GPT

Main Source:

Generative Pre-trained Transformer (GPT) is language model (computational model trained to understand and generate human language) based on the transformers architecture. GPT is a decoder-only model, meaning it can only generates sequence based on the previous sequence. In other word, GPT predict next word in a sequence given the context provided by the preceding words. So, GPT require an initial word or prompt as input to provide the context to generate text.

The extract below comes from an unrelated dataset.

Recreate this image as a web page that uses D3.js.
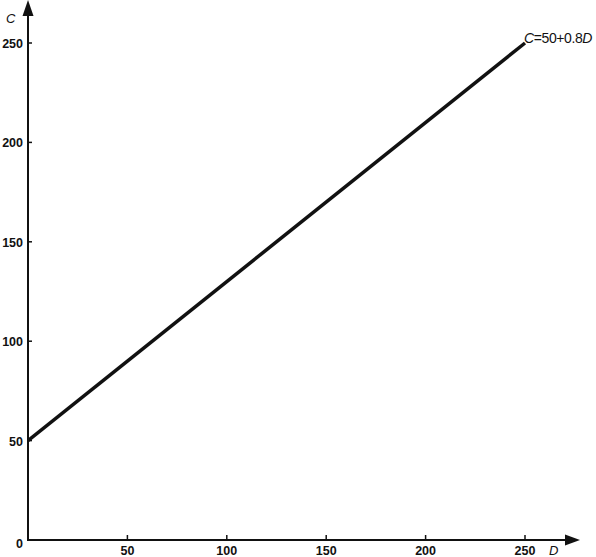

The key features of GPT are:

Autoregressive: Also known as causal-attention which is similar to the properties of decoder of the standard transformers architecture, it generates next word based on preceding word in sequential manner. GPT is often called causal language model because it predict the next word in causal manner.
Pre-trained & Fine Tuned: GPT model is pre-trained on a large amount of text dataset to helps the model learn the general representation of the langauge. The model will then be fine tuned on specific tasks to adapt them on specific application.

Architecture

GPT consist of 12 transformers decoder stacked on top of each other. Each decoder layer consider the previously generated words and uses self-attention mechanisms to capture the relationships between the words.

GPT architecture
Source: https://paperswithcode.com/method/gpt

Input: The input of GPT which is a decoder is its own previous output or the initial prompt. The input is tokenized or turned into numerical representation and then transformed into vector (embedding). Alongside the input embedding, GPT also incorporates positional encoding to capture the position of the tokens in the sequence.
Decoder Layer: A single decoder layer includes masked multi self attention, add & layer normalization, feed forward network, and another add & layer normalization.
Output: The output from previous layer is passed into linear layer and a softmax activation function, the probability produced represents the likelihood of each word in the vocabulary being the next word in the generated text. The output processing can be customized into the task requirement.

GPT Version

GPT has introduced improvements and advancements over its predecessors:

GPT-1: The original version of GPT released in June 2018, consist of 12 transformer decoder layers and approximately 117 million parameters.
GPT-2: GPT-2 was released in February 2019, ranging from 117 million to 1.5 billion parameters and have up to 48 decoder layers.
GPT-3: Released in June 2020, it introduced significant leap in scale and performance. Has 125 million to 175 billion parameters and 96 decoder layers.
GPT-3.5: Released in March 2022 and used for ChatGPT which is the fine tuned model from GPT-3.5 series released in November 2022.
GPT-4: The latest model released in March 2023, it was pre-trained on a combination of public data and fine tuned with reinforcement learning for a better feedback for human.